Not as long as it's a uniquely funded organisation, to judge from its privileged position (along with Voice of America) as almost the sole target of the Iranian propaganda machine.
How satisfying to see dear Old Auntie bouncing her brolly off the bonce of the mullahs in finest Margaret Rutherford fashion. They Do Not Like It Up 'Em.
The Iranian vilification of the BBC is worth the licence fee alone. Of course, the Daily Mail knew all along what the mullahs have just discovered. Perhaps they should get together to try to destroy it. Mediocre minds think alike, if at all.
The absence of any commercial news outlets from attack by the Iranian regime is not just embarassing, its shameful. And those who ever demanded a surrender to commercial versions of truth should also be ashamed of themselves. But if that ever happened, Mullahs would fly and the tabloid journalism would be a footnote in history.
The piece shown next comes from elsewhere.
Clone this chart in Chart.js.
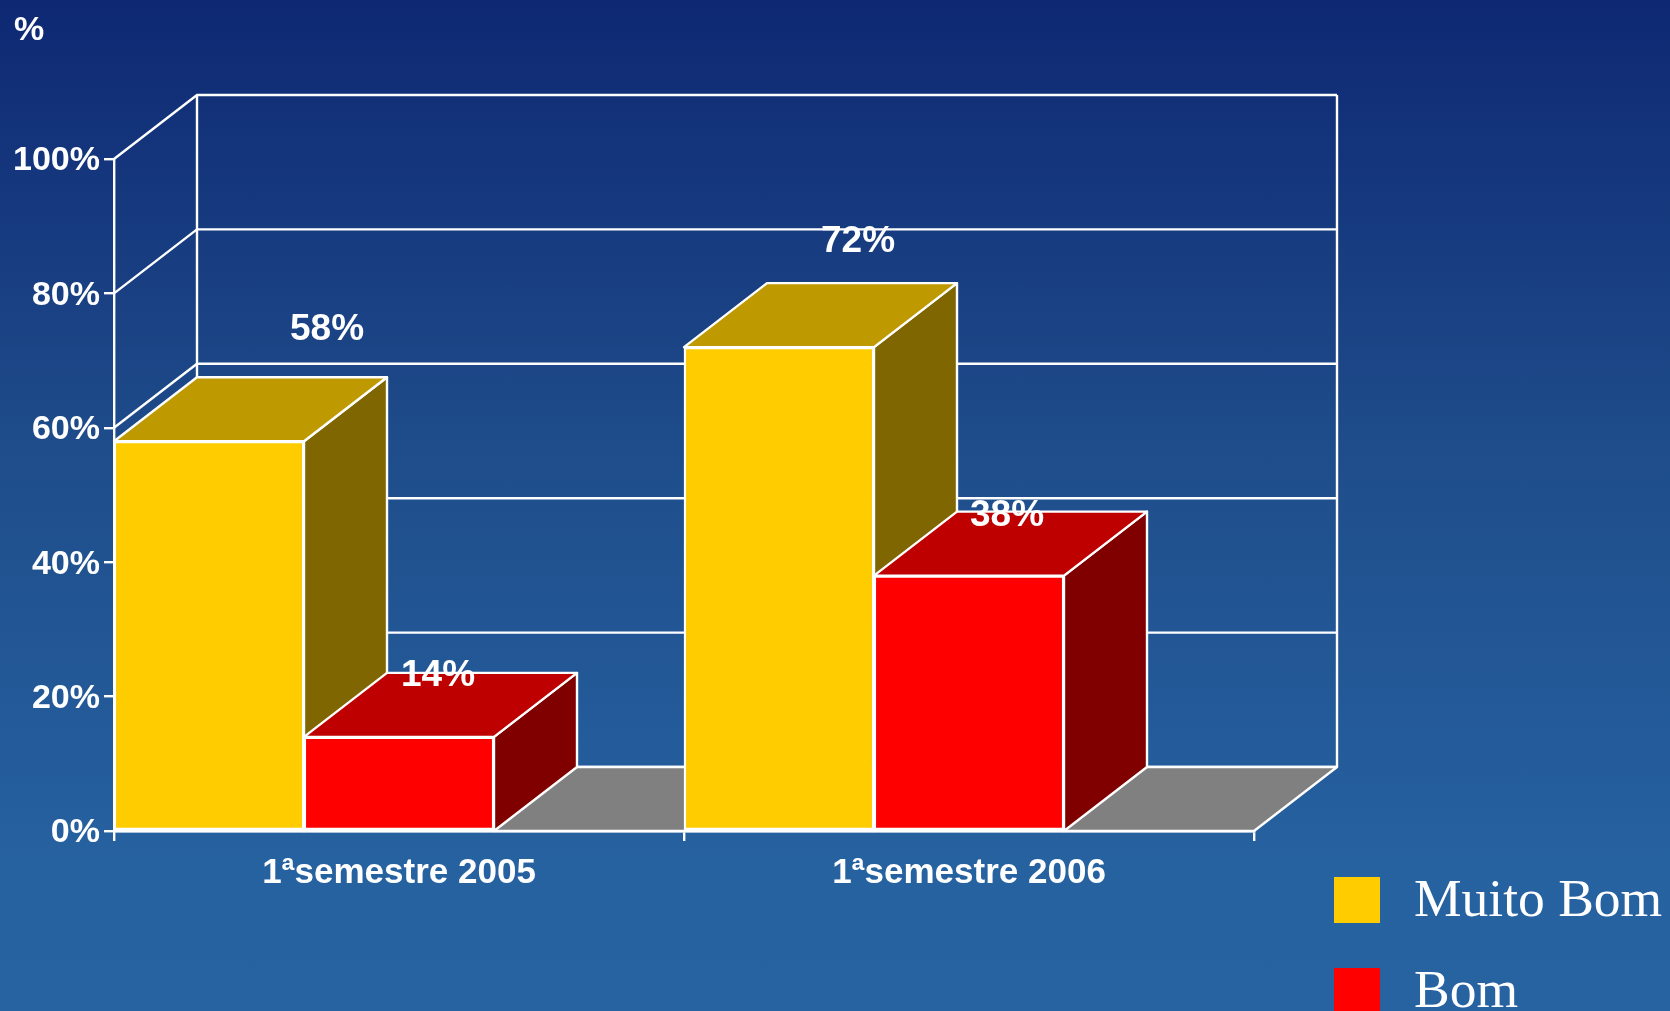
<!DOCTYPE html>
<html>
<head>
  <meta charset="utf-8">
  <script src="https://cdnjs.cloudflare.com/ajax/libs/Chart.js/4.4.1/chart.umd.min.js"></script>
  <style>
    html, body { margin: 0; padding: 0; overflow: hidden; }
    body { width: 1670px; height: 1011px; background: linear-gradient(#0e2873 0%, #1f4d8b 45%, #2661a0 85%, #2763a1 100%); }
    canvas { display: block; }
  </style>
</head>
<body>
<canvas id="grafico" width="1670" height="1011"></canvas>

<script>
var categories = ['1ªsemestre 2005', '1ªsemestre 2006'];
var muitoBom = [58, 72];
var bom = [14, 38];
// third series of the original has no values, it only keeps its slot empty
var vazio = [null, null];

var yMin = 0;
var yMax = 100;
var yStep = 20;

// depth of the fake 3d box
var depthX = 83;
var depthY = 64;

// where the value labels sit relative to each bar's top centre
var labelNudgeX = [[118, 79], [39, 38]];
var labelNudgeY = [[-111, -105], [-61, -60]];

var boxColors = [
  { front: '#ffcc00', top: '#bf9900', side: '#806600' },
  { front: '#ff0000', top: '#bf0000', side: '#800000' }
];

function poly(ctx, pts, fill) {
  ctx.beginPath();
  ctx.moveTo(pts[0][0], pts[0][1]);
  for (var i = 1; i < pts.length; i++) ctx.lineTo(pts[i][0], pts[i][1]);
  ctx.closePath();
  if (fill) { ctx.fillStyle = fill; ctx.fill(); }
  ctx.stroke();
}

var box3d = {
  id: 'box3d',
  beforeDatasetsDraw: function(chart) {
    var ctx = chart.ctx, a = chart.chartArea, y = chart.scales.y;
    ctx.save();
    ctx.strokeStyle = '#fff';
    ctx.lineWidth = 2.4;
    ctx.lineJoin = 'round';

    // back wall and side wall lines, one per tick
    y.ticks.forEach(function(t) {
      var py = y.getPixelForValue(t.value);
      ctx.beginPath();
      ctx.moveTo(a.left, py);
      ctx.lineTo(a.left + depthX, py - depthY);
      ctx.lineTo(a.right + depthX, py - depthY);
      ctx.stroke();
    });
    ctx.beginPath();
    ctx.moveTo(a.left + depthX, a.top - depthY);
    ctx.lineTo(a.left + depthX, a.bottom - depthY);
    ctx.moveTo(a.right + depthX, a.top - depthY);
    ctx.lineTo(a.right + depthX, a.bottom - depthY);
    ctx.stroke();

    // floor
    poly(ctx, [
      [a.left, a.bottom],
      [a.left + depthX, a.bottom - depthY],
      [a.right + depthX, a.bottom - depthY],
      [a.right, a.bottom]
    ], '#808080');

    // top and side faces, the front face is the real bar
    for (var c = 0; c < categories.length; c++) {
      for (var d = 0; d < boxColors.length; d++) {
        var bar = chart.getDatasetMeta(d).data[c];
        var l = bar.x - bar.width / 2, r = bar.x + bar.width / 2;
        poly(ctx, [[r, bar.y], [r + depthX, bar.y - depthY], [r + depthX, a.bottom - depthY], [r, a.bottom]], boxColors[d].side);
        poly(ctx, [[l, bar.y], [l + depthX, bar.y - depthY], [r + depthX, bar.y - depthY], [r, bar.y]], boxColors[d].top);
      }
    }
    ctx.restore();
  },
  afterDatasetsDraw: function(chart) {
    var ctx = chart.ctx;
    ctx.save();
    ctx.fillStyle = '#fff';
    ctx.font = 'bold 37px "Liberation Sans"';
    ctx.textAlign = 'center';
    ctx.textBaseline = 'middle';
    for (var d = 0; d < boxColors.length; d++) {
      var meta = chart.getDatasetMeta(d);
      meta.data.forEach(function(bar, c) {
        var v = chart.data.datasets[d].data[c];
        ctx.fillText(v + '%', bar.x + labelNudgeX[d][c], bar.y + labelNudgeY[d][c]);
      });
    }
    ctx.restore();
  },
  afterDraw: function(chart) {
    var ctx = chart.ctx;
    ctx.save();
    ctx.fillStyle = '#fff';
    ctx.font = 'bold 34px "Liberation Sans"';
    ctx.textAlign = 'left';
    ctx.textBaseline = 'middle';
    ctx.fillText('%', 14, 31);

    // legend
    ctx.font = '53.5px "Liberation Serif"';
    ctx.textBaseline = 'alphabetic';
    for (var d = 0; d < boxColors.length; d++) {
      ctx.fillStyle = boxColors[d].front;
      ctx.fillRect(1334, 877 + d * 91, 46, 46);
      ctx.fillStyle = '#fff';
      ctx.fillText(chart.data.datasets[d].label, 1414, 916 + d * 91);
    }
    ctx.restore();
  }
};

var grafico = new Chart(document.getElementById('grafico'), {
  type: 'bar',
  data: {
    labels: categories,
    datasets: [
      { label: 'Muito Bom', data: muitoBom, backgroundColor: boxColors[0].front },
      { label: 'Bom', data: bom, backgroundColor: boxColors[1].front },
      { label: '', data: vazio }
    ]
  },
  options: {
    responsive: false,
    animation: false,
    layout: { padding: { top: 159, right: 416, left: 0, bottom: 0 } },
    datasets: {
      bar: {
        categoryPercentage: 1,
        barPercentage: 1,
        borderWidth: 2.4,
        borderColor: '#fff',
        borderSkipped: false
      }
    },
    plugins: {
      legend: { display: false },
      tooltip: { enabled: false }
    },
    scales: {
      x: {
        afterFit: function(s) { s.height = 180; },
        border: { color: '#fff', width: 2.4 },
        grid: { color: '#fff', lineWidth: 2.4, drawOnChartArea: false, tickLength: 10 },
        ticks: {
          color: '#fff',
          padding: 11,
          maxRotation: 0,
          font: { family: '"Liberation Sans"', size: 35, weight: 'bold' }
        }
      },
      y: {
        min: yMin,
        max: yMax,
        afterFit: function(s) { s.width = 114; },
        border: { color: '#fff', width: 2.4 },
        grid: { color: '#fff', lineWidth: 2.4, drawOnChartArea: false, tickLength: 10 },
        ticks: {
          stepSize: yStep,
          color: '#fff',
          padding: 4,
          labelOffset: 2,
          font: { family: '"Liberation Sans"', size: 34, weight: 'bold' },
          callback: function(v) { return v + '%'; }
        }
      }
    }
  },
  plugins: [box3d]
});
</script>
</body>
</html>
As I try to publish this, Twitter tells me that GCHQ is recruiting hackers from the naughty classes in much the same way that the novels tell us James Bond was:
" ...the government had recruited a team of former hackers for its new Cyber Security Operations Centre, based at the government's secret listening post GCHQ, in Cheltenham, to help it fight back.They had not employed any "ultra, ultra criminals" but needed the expertise of former "naughty boys," he added."You need youngsters who are deep into this stuff... If they have been slightly naughty boys, very often they really enjoy stopping other naughty boys," he said."What more could a geek want? Except that being under the wing of MI6 means adopting their morality and serving their power base. In effect, telling lies. So as always, the real struggle is not between nebulous notions of Right and Wrong, but good old truth and lies, which may never be absolutes, but which are far more definable.